Théophile Gautier, dont on vient de lire la description enthousiaste de la Diane au bain, fut le premier à remettre en honneur la peinture de Boucher, tombée dans un injuste discrédit depuis la Révolution. Ce romantique de goût parfait s'était épris d'une passion véritable pour les élégantes joliesses du XVIIIe siècle. Après lui, Jules Janin mena la croisade de réhabilitation, suivi par Banville, Burger-Thoré et surtout les Goncourt dont les admirables études firent revivre et aimer la délicieuse époque des pastorales et des bergeries. Aujourd'hui, le charme de ces peintres adorablement précieux et si finement spirituels a reconquis tout son empire et leurs tableaux, naguère si décriés, connaissent la gloire des enchères fabuleuses, dans les ventes de collections. On ne les discute plus, on les admire.

Parlant de la Diane au bain, M. Gustave Kahn, qui a consacré à François Boucher une savante et littéraire étude, s'exprime ainsi :

« La Diane n'a rien de l'impérieuse chasseresse ; elle est d'une sérénité enfantine, d'une innocence, d'une pureté de fleur à peine éclose ; l'innocence est au sourire de la bouche puérilement mi-ouverte ; de jolis tons d'ambre et de rose embellissent le corps si frêle et si harmonieux de la menue déesse, et autour d'elle les fonds de la pastorale de Boucher déploient l'écran de leur minutie et leur rêve de jardin des Hespérides, »

Détournons un instant les yeux des deux charmantes images et considérons le décor qui les entoure. On a souvent accusé les peintres de cette époque de n'avoir rien compris à la nature et de s'être forgé des paysages de convention, peignés, lavés, entièrement issus de leur fantaisie. François Boucher ne mérite pas un tel reproche. Certes, il idéalise son paysage, il a bien soin d'en écarter tout ce qui risquerait de choquer le regard ou de rompre l'harmonie. N'y cherchez pas des sentiers raboteux, des ornières boueuses, tout cela cadre trop mal avec les gracieuses personnes qu'il y veut faire passer. Pas de souillures sur le sol où la divine baigneuse pose ses jolis pieds, mais levez les yeux et dites-moi si ces arbres au beau feuillage vert ne sont pas de vrais arbres, si l'air et la lumière n'y circulent pas, si ce n'est pas la nature réelle, celle que nous voyons à chaque pas dans nos promenades à travers champs ? Au surplus, est-il donc si paradoxal qu'une terre plus belle que nature soit disposée sous les pieds de déesses habituées à cheminer sur les nuées brillantes de l'Olympe ?

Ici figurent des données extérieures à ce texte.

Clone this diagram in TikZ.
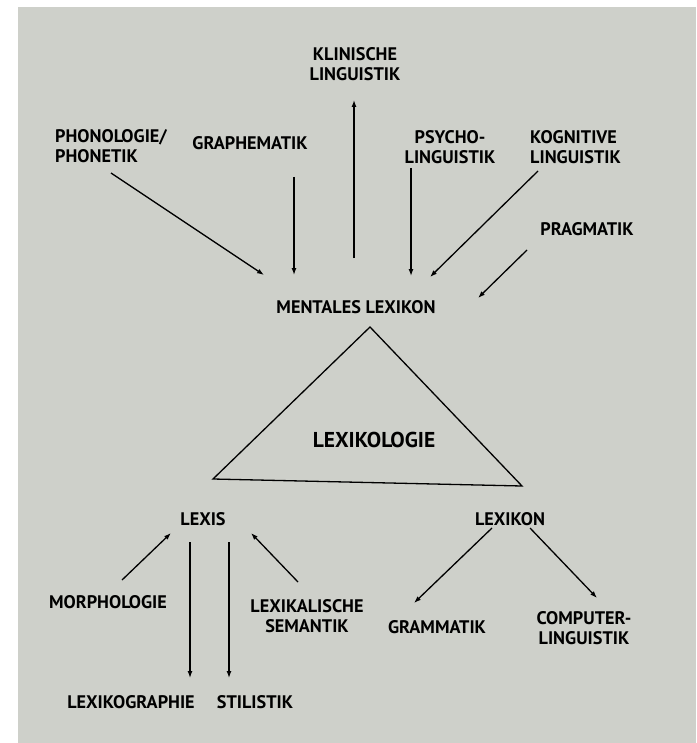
\documentclass[tikz,border=0pt]{standalone}
\usepackage{fontspec}
\setmainfont{PT Sans}
\usetikzlibrary{arrows.meta}
\definecolor{paper}{RGB}{206,208,202}
\tikzset{
  lbl/.style={font=\bfseries\fontsize{18.2}{20.5}\selectfont,align=center,inner sep=0pt},
  arr/.style={-{Latex[length=7pt,width=5pt]},line width=1.3pt},
}
\begin{document}
\begin{tikzpicture}[x=1pt,y=-1pt]
\useasboundingbox[fill=white] (0,0) rectangle (696,743);
\fill[paper] (18,7) rectangle (696,743);
\node[lbl] (klin) at (355,64) {KLINISCHE\\LINGUISTIK};
\node[lbl,align=left,anchor=west] (phon) at (55,146) {PHONOLOGIE/\\PHONETIK};
\node[lbl] (graph) at (250,143) {GRAPHEMATIK};
\node[lbl] (psych) at (450,147) {PSYCHO-\\LINGUISTIK};
\node[lbl,align=left,anchor=west] (kogn) at (530,147) {KOGNITIVE\\LINGUISTIK};
\node[lbl] (prag) at (587,229) {PRAGMATIK};
\node[lbl] (ment) at (356,307) {MENTALES LEXIKON};
\node[lbl,font=\bfseries\fontsize{21.5}{24}\selectfont] (lexkol) at (374,440) {LEXIKOLOGIE};
\node[lbl] (lexis) at (203,519) {LEXIS};
\node[lbl] (lexikon) at (510,519) {LEXIKON};
\node[lbl] (morph) at (108,602) {MORPHOLOGIE};
\node[lbl] (lexsem) at (307,616) {LEXIKALISCHE\\SEMANTIK};
\node[lbl] (gramm) at (437,627) {GRAMMATIK};
\node[lbl] (comp) at (584,628) {COMPUTER-\\LINGUISTIK};
\node[lbl] (lexgr) at (131,702) {LEXIKOGRAPHIE};
\node[lbl] (stil) at (255,702) {STILISTIK};
\draw[line width=1.3pt] (370,327) -- (213,479) -- (522,486) -- cycle;
\coordinate (phonA) at (111,173);
\coordinate (graphA) at (294,177);
\coordinate (psychA) at (411,168);
\coordinate (kognA) at (538,171);
\coordinate (pragA) at (527,250);
\coordinate (klinA) at (354,100);
\coordinate (mentA) at (264,275);
\coordinate (mentB) at (294,275);
\coordinate (mentC) at (354,258);
\coordinate (mentD) at (411,276);
\coordinate (mentE) at (430,277);
\coordinate (mentF) at (478,298);
\coordinate (lexisA) at (171,533);
\coordinate (lexisB) at (190,542);
\coordinate (lexisC) at (229,542);
\coordinate (lexisD) at (251,533);
\coordinate (morphA) at (122,580);
\coordinate (lexsemA) at (298,582);
\coordinate (lexgrA) at (190,678);
\coordinate (stilA) at (229,678);
\coordinate (lexikonA) at (492,528);
\coordinate (lexikonB) at (530,528);
\coordinate (grammA) at (414,603);
\coordinate (compA) at (597,598);
\draw[arr] (phonA) -- (mentA);
\draw[arr] (graphA) -- (mentB);
\draw[arr] (mentC) -- (klinA);
\draw[arr] (psychA) -- (mentD);
\draw[arr] (kognA) -- (mentE);
\draw[arr] (pragA) -- (mentF);
\draw[arr] (morphA) -- (lexisA);
\draw[arr] (lexisB) -- (lexgrA);
\draw[arr] (lexisC) -- (stilA);
\draw[arr] (lexsemA) -- (lexisD);
\draw[arr] (lexikonA) -- (grammA);
\draw[arr] (lexikonB) -- (compA);
\end{tikzpicture}
\end{document}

Et quel art dans la composition ! Comme tout est admirablement disposé pour la joie des yeux, comme tout chante, vibre, sourit ! « Pour ses pastorales et ses mythologies, son faire est éblouissant. Il a un souci suprême, primordial : l'arrangement. Il le veut plein, ordonné, compliqué, amusant ; il veut donner de l'imprévu, de la surprise du détail ingénieux, du détail spirituel. C'est pourquoi, comme disent les Goncourt, « il entrelace les saxifrages, il noue la vigne folle en rideaux, il encadre les paysages et les nymphes dans des tentures de sapin aux grands bras qui penchent et balancent leurs longs effilés verts sur le corps des baigneuses. » (G. Kahn.)

La Diane au bain fut exposée au Salon de 1742. Elle fut payée 3.595 francs à la vente de M. de Narbonne en 1850, puis acquise par l'État, en 1852, pour 3.200 francs à la vente de M. de Cuyck. Ce tableau figure aujourd'hui au Louvre dans la salle du XVIIIe siècle.